Em linguagem maoísta, passada a primeira fase em que se deixaram ‘desabrochar cem flores’, entra-se no ‘grande salto em frente’ no qual o adulto comprova aos adolescentes que o primeiro conjunto é negativo (‘mau’) e o segundo positivo (‘bom’). A sessão termina em apoteose: a glorificação dos ‘Valores de Abril’.

Não é de admirar, por isso, que ao longo de muitos e muitos anos de frequência escolar os alunos que à partida se identificavam com a utopia oficial sejam os intelectualmente mais ativos. Porém, esse grupo pode ser residual comparativamente a uma maioria que habitualmente não se pronuncia porque, desde o pré-escolar à universidade, a escola demonstrou os erros das suas intuições ou seu elementar bom senso. Os que imaginam compensar essa frustração fora da escola sabem ser quase impossível ou até arriscado.

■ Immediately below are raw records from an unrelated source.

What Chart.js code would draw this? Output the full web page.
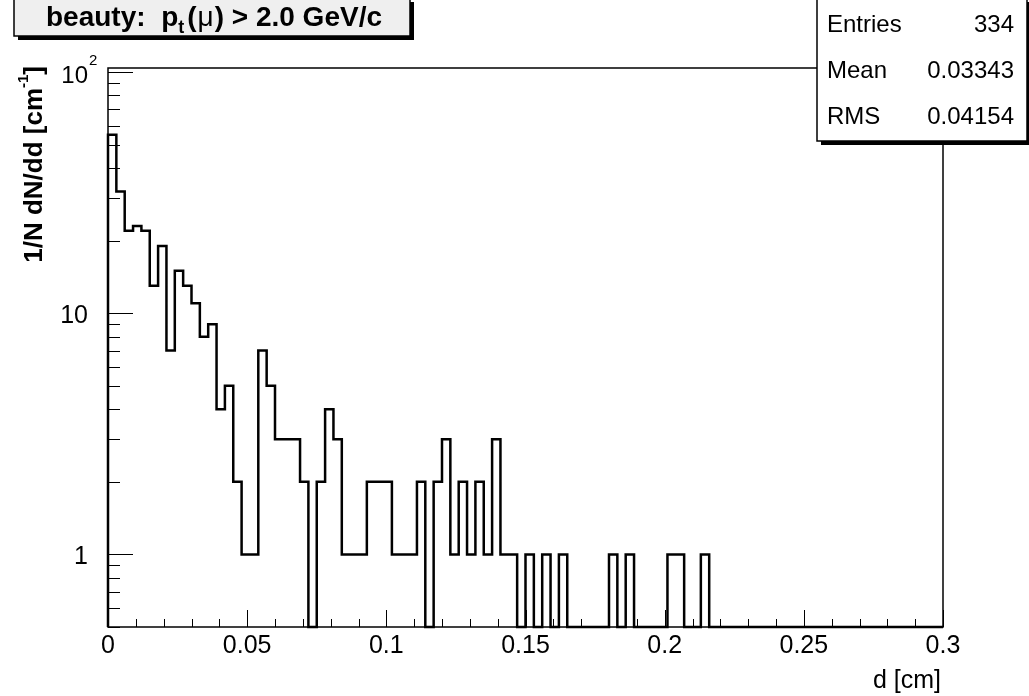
<!DOCTYPE html>
<html>
<head>
<meta charset="utf-8">
<script src="https://cdn.jsdelivr.net/npm/chart.js@4/dist/chart.umd.min.js"></script>
<style>
    body { margin: 0; background: #fff; }
    #wrap { width: 1029px; height: 696px; }
</style>
</head>
<body>
<div id="wrap"><canvas id="histCanvas" width="1029" height="696"></canvas></div>
<script>
// histogram: 100 bins of 0.003 cm between 0 and 0.3
var binWidth = 0.003;
var counts = [
    55, 32, 22, 23, 22, 13, 19, 7, 15, 13,
    11, 8, 9, 4, 5, 2, 1, 1, 7, 5,
    3, 3, 3, 2, 0, 2, 4, 3, 1, 1,
    1, 2, 2, 2, 1, 1, 1, 2, 0, 2,
    3, 1, 2, 1, 2, 1, 3, 1, 1, 0,
    1, 0, 1, 0, 1, 0, 0, 0, 0, 0,
    1, 0, 1, 0, 0, 0, 0, 1, 1, 0,
    0, 1, 0, 0, 0, 0, 0, 0, 0, 0,
    0, 0, 0, 0, 0, 0, 0, 0, 0, 0,
    0, 0, 0, 0, 0, 0, 0, 0, 0, 0
];

// axes
var xRange = [0, 0.3];
var yRange = [0.5, 104];
var xTickValues = [0, 0.05, 0.1, 0.15, 0.2, 0.25, 0.3];
var xTickLabels = ["0", "0.05", "0.1", "0.15", "0.2", "0.25", "0.3"];
var yTickValues = [1, 10, 100];
var yTickLabels = ["1", "10", "10^2"];

// stats box
var statNames = ["Entries", "Mean", "RMS"];
var statValues = ["334", "0.03343", "0.04154"];

var FONT = '"Liberation Sans", Arial, Helvetica, sans-serif';

// step points: empty bins are drawn along the bottom of the frame
var points = [{ x: xRange[0], y: yRange[0] }];
for (var i = 0; i < counts.length; i++) {
    points.push({ x: xRange[0] + i * binWidth, y: counts[i] > 0 ? counts[i] : yRange[0] });
}
points.push({ x: xRange[1], y: yRange[0] });

function drawText(ctx, s, x, y, font, align) {
    ctx.font = font;
    var w = ctx.measureText(s).width;
    if (align == "right") x -= w;
    if (align == "center") x -= w / 2;
    ctx.fillText(s, x, y);
    return x + w;
}

function boxWithShadow(ctx, x, y, w, h, fill) {
    ctx.fillStyle = "#000";
    ctx.fillRect(x + 4, y + 4, w, h);
    ctx.fillStyle = fill;
    ctx.fillRect(x, y, w, h);
    ctx.strokeStyle = "#000";
    ctx.lineWidth = 1.5;
    ctx.strokeRect(x, y, w, h);
}

var rootStyle = {
    id: "rootStyle",
    afterDatasetsDraw: function (chart) {
        var ctx = chart.ctx;
        var a = chart.chartArea;
        var xs = chart.scales.x;
        var ys = chart.scales.y;
        var i, k, px, py;
        ctx.save();
        ctx.strokeStyle = "#000";
        ctx.lineWidth = 1.5;
        ctx.strokeRect(a.left, a.top, a.right - a.left, a.bottom - a.top);

        // inward ticks
        ctx.lineWidth = 1;
        ctx.beginPath();
        for (i = 0; i <= 30; i++) {
            px = Math.round(xs.getPixelForValue(i * 0.01)) + 0.5;
            var len = (i % 5 == 0) ? 17 : 8;
            ctx.moveTo(px, a.bottom);
            ctx.lineTo(px, a.bottom - len);
        }
        var decades = [0.1, 1, 10, 100];
        for (i = 0; i < decades.length; i++) {
            for (k = 1; k <= 9; k++) {
                var v = decades[i] * k;
                if (v < yRange[0] || v > yRange[1]) continue;
                py = Math.round(ys.getPixelForValue(v)) + 0.5;
                ctx.moveTo(a.left, py);
                ctx.lineTo(a.left + (k == 1 ? 25 : 12), py);
            }
        }
        ctx.stroke();

        // tick labels
        ctx.fillStyle = "#000";
        ctx.textBaseline = "alphabetic";
        for (i = 0; i < xTickValues.length; i++) {
            px = xs.getPixelForValue(xTickValues[i]);
            drawText(ctx, xTickLabels[i], px, a.bottom + 26, "25px " + FONT, "center");
        }
        for (i = 0; i < yTickValues.length; i++) {
            py = ys.getPixelForValue(yTickValues[i]);
            var lab = yTickLabels[i];
            if (lab.indexOf("^") > 0) {
                var parts = lab.split("^");
                var end = drawText(ctx, parts[0], a.left - 20, py + 11, "24px " + FONT, "right");
                drawText(ctx, parts[1], end + 1, py - 7, "15px " + FONT, "left");
            } else {
                drawText(ctx, lab, a.left - 20, py + 10, "25px " + FONT, "right");
            }
        }

        // axis titles
        drawText(ctx, "d [cm]", a.right - 2, a.bottom + 61, "25px " + FONT, "right");

        ctx.save();
        ctx.translate(42, a.top - 2);
        ctx.rotate(-Math.PI / 2);
        var main = "1/N dN/dd [cm";
        var sup = "-1";
        ctx.font = "bold 15px " + FONT;
        var supW = ctx.measureText(sup).width;
        ctx.font = "bold 26px " + FONT;
        var wClose = ctx.measureText("]").width;
        var wMain = ctx.measureText(main).width;
        var x0 = -(wMain + supW + wClose);
        ctx.fillText(main, x0, 0);
        ctx.fillText("]", x0 + wMain + supW, 0);
        ctx.font = "bold 15px " + FONT;
        ctx.fillText(sup, x0 + wMain, -14);
        ctx.restore();

        ctx.restore();
    },
    afterDraw: function (chart) {
        var ctx = chart.ctx;
        ctx.save();

        // title box
        boxWithShadow(ctx, 14, -2, 396, 38, "#efefef");
        ctx.fillStyle = "#000";
        var x = drawText(ctx, "beauty:  p", 46, 26, "bold 28px " + FONT, "left");
        x = drawText(ctx, "t", x, 33, "bold 18px " + FONT, "left");
        x = drawText(ctx, "(", x + 3, 26, "bold 28px " + FONT, "left");
        x = drawText(ctx, "\u03bc", x + 1, 26, "28px " + FONT, "left");
        drawText(ctx, ") > 2.0 GeV/c", x + 1, 26, "bold 28px " + FONT, "left");

        // stats box
        boxWithShadow(ctx, 817, -2, 210, 143, "#fff");
        ctx.fillStyle = "#000";
        var rows = [32, 78, 124];
        for (var i = 0; i < statNames.length; i++) {
            drawText(ctx, statNames[i], 827, rows[i], "24px " + FONT, "left");
            drawText(ctx, statValues[i], 1014, rows[i], "24px " + FONT, "right");
        }
        ctx.restore();
    }
};

var ctx = document.getElementById("histCanvas");
var histChart = new Chart(ctx, {
    type: "line",
    data: {
        datasets: [{
            data: points,
            stepped: true,
            borderColor: "#000",
            borderWidth: 2.5,
            pointRadius: 0,
            fill: false,
            clip: 2
        }]
    },
    options: {
        responsive: false,
        animation: false,
        events: [],
        layout: {
            padding: { left: 108, right: 86, top: 68, bottom: 69 }
        },
        plugins: {
            legend: { display: false },
            tooltip: { enabled: false }
        },
        scales: {
            x: { type: "linear", min: xRange[0], max: xRange[1], display: false },
            y: { type: "logarithmic", min: yRange[0], max: yRange[1], display: false }
        }
    },
    plugins: [rootStyle]
});
</script>
</body>
</html>
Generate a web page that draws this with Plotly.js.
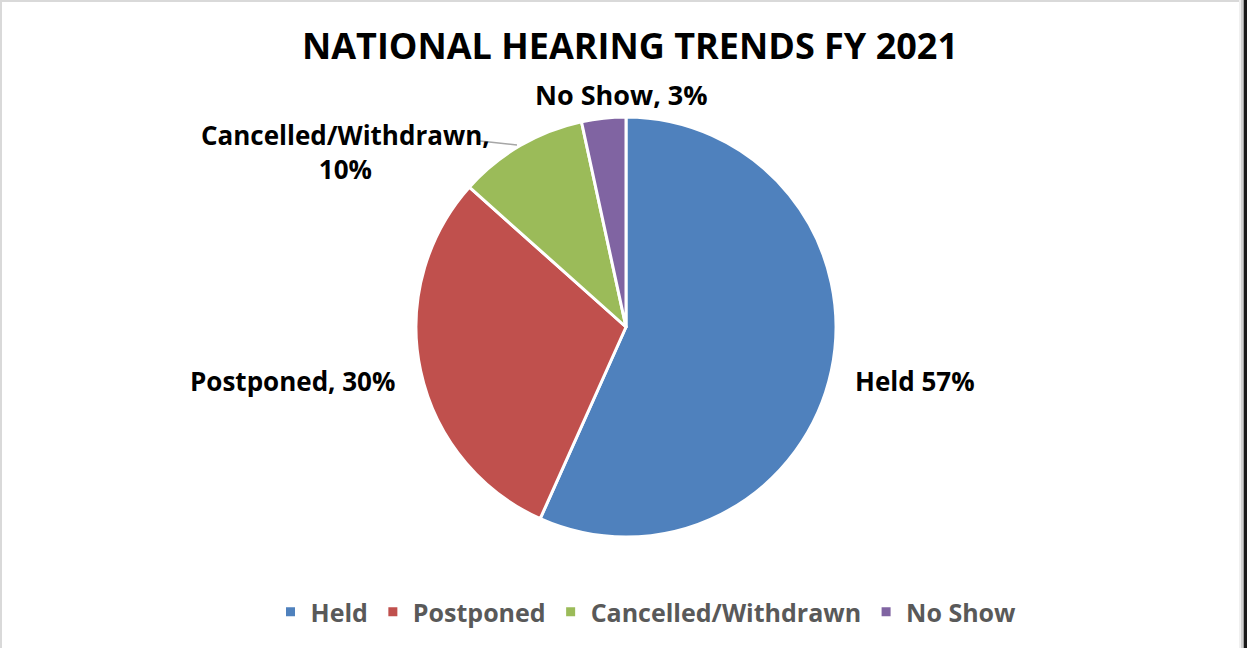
<!DOCTYPE html>
<html>
<head>
<meta charset="utf-8">
<script src="https://cdn.plot.ly/plotly-3.0.1.min.js"></script>
<style>
html,body{margin:0;padding:0;background:#fff;}
#chart{width:1247px;height:648px;}
</style>
</head>
<body>
<div id="chart"></div>
<script>
const categories = ["Held", "Postponed", "Cancelled/Withdrawn", "No Show"];
const values = [56.7, 29.9, 10.0, 3.4];
const labelTexts = ["Held 57%", "Postponed, 30%", "Cancelled/Withdrawn,<br>10%", "No Show, 3%"];
const colors = ["#4F81BD", "#C0504D", "#9BBB59", "#8064A2"];

const W = 1247, H = 648;
const cx = 626, cy = 327, R = 210;

// label anchor positions (pixels) for each slice's data label
const labelPos = [[915, 381], [292, 381], [345, 152], [621, 95]];

const trace = {
  type: "pie",
  labels: categories,
  values: values,
  textinfo: "none",
  sort: false,
  direction: "clockwise",
  rotation: 0,
  marker: {colors: colors, line: {color: "#FFFFFF", width: 3}},
  automargin: false,
  hoverinfo: "label+percent",
  domain: {x: [(cx - R) / W, (cx + R) / W], y: [(H - cy - R) / H, (H - cy + R) / H]}
};

const labelSizes = [26, 26, 26, 27];
const annotations = labelTexts.map((t, i) => ({
  text: "<b>" + t + "</b>",
  xref: "paper", yref: "paper",
  x: labelPos[i][0] / W, y: 1 - labelPos[i][1] / H,
  xanchor: "center", yanchor: "middle",
  showarrow: false, align: "center",
  font: {family: "Open Sans, sans-serif", size: labelSizes[i], color: "#000000"}
}));

const layout = {
  width: W, height: H,
  margin: {l: 0, r: 0, t: 0, b: 0},
  paper_bgcolor: "#FFFFFF",
  title: {
    text: "<b>NATIONAL HEARING TRENDS FY 2021</b>",
    font: {family: "Open Sans, sans-serif", size: 36, color: "#000000"},
    x: 630 / W, xanchor: "center", y: 1 - 46 / H, yanchor: "middle"
  },
  showlegend: true,
  legend: {
    orientation: "h", x: 646 / W, xanchor: "center", y: 1 - 612 / H, yanchor: "middle",
    font: {family: "Open Sans, sans-serif", size: 25, color: "#595959", weight: "bold"},
    itemclick: false, itemdoubleclick: false, traceorder: "normal"
  },
  annotations: annotations,
  shapes: [
    {type: "line", xref: "paper", yref: "paper", x0: 480 / W, y0: 1 - 141 / H, x1: 517 / W, y1: 1 - 145 / H, line: {color: "#A6A6A6", width: 1.5}},
    {type: "rect", xref: "paper", yref: "paper", x0: 0, x1: 1240 / W, y0: 1 - 2 / H, y1: 1, line: {width: 0}, fillcolor: "#D9D9D9"},
    {type: "rect", xref: "paper", yref: "paper", x0: 0, x1: 2 / W, y0: 0, y1: 1, line: {width: 0}, fillcolor: "#D9D9D9"},
    {type: "rect", xref: "paper", yref: "paper", x0: 1239 / W, x1: 1241 / W, y0: 0, y1: 1, line: {width: 0}, fillcolor: "#F0F0F0"},
    {type: "rect", xref: "paper", yref: "paper", x0: 1241 / W, x1: 1243 / W, y0: 0, y1: 1, line: {width: 0}, fillcolor: "#D0D0D0"},
    {type: "rect", xref: "paper", yref: "paper", x0: 1243 / W, x1: 1244 / W, y0: 0, y1: 1, line: {width: 0}, fillcolor: "#A0A0A0"},
    {type: "rect", xref: "paper", yref: "paper", x0: 1244 / W, x1: 1, y0: 0, y1: 1, line: {width: 0}, fillcolor: "#1A1A1A"}
  ]
};

Plotly.newPlot("chart", [trace], layout, {displayModeBar: false, responsive: false});
</script>
</body>
</html>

Numa sociedade que gere o pensamento desta forma, não é de admirar também que à medida que as crianças e adolescentes se tornam adultos o seu pensamento crítico tenda a limitar-se a certos estereótipos em prejuízo da qualidade da vida cívica. Assim se percebe por que razões certas sociedades pensam como pensam, bem como por que razões umas sociedades são mais férteis, equilibradas e viáveis do que outras.

Não menos, torna-se extraordinariamente difícil perceber e explicar o elementar. Por um lado, os obstáculos a uma regulação mais saudável da vida social não estão nos princípios ou valores referidos, antes naquilo que determinados regimes políticos fizeram, fazem ou poderão fazer a partir deles. Por outro lado, a melhor forma de nos livrarmos de regimes políticos perversos é a de resgatarmos deles valores ou princípios de regulação da vida social que o simples bom senso considera úteis no presente. Caso contrário, a pretexto de se condenarem regimes políticos ilegítimos, afundamos as sociedades no seu todo com eles.

Já agora, se a ditadura de Salazar valorizava os exames nacionais compete a um ‘verdadeiro democrata’ odiá-los para sempre. Será isto razoável?

Em suma, na relação dos portugueses com o seu passado residem os enigmas que explicam os bloqueios coletivos do presente.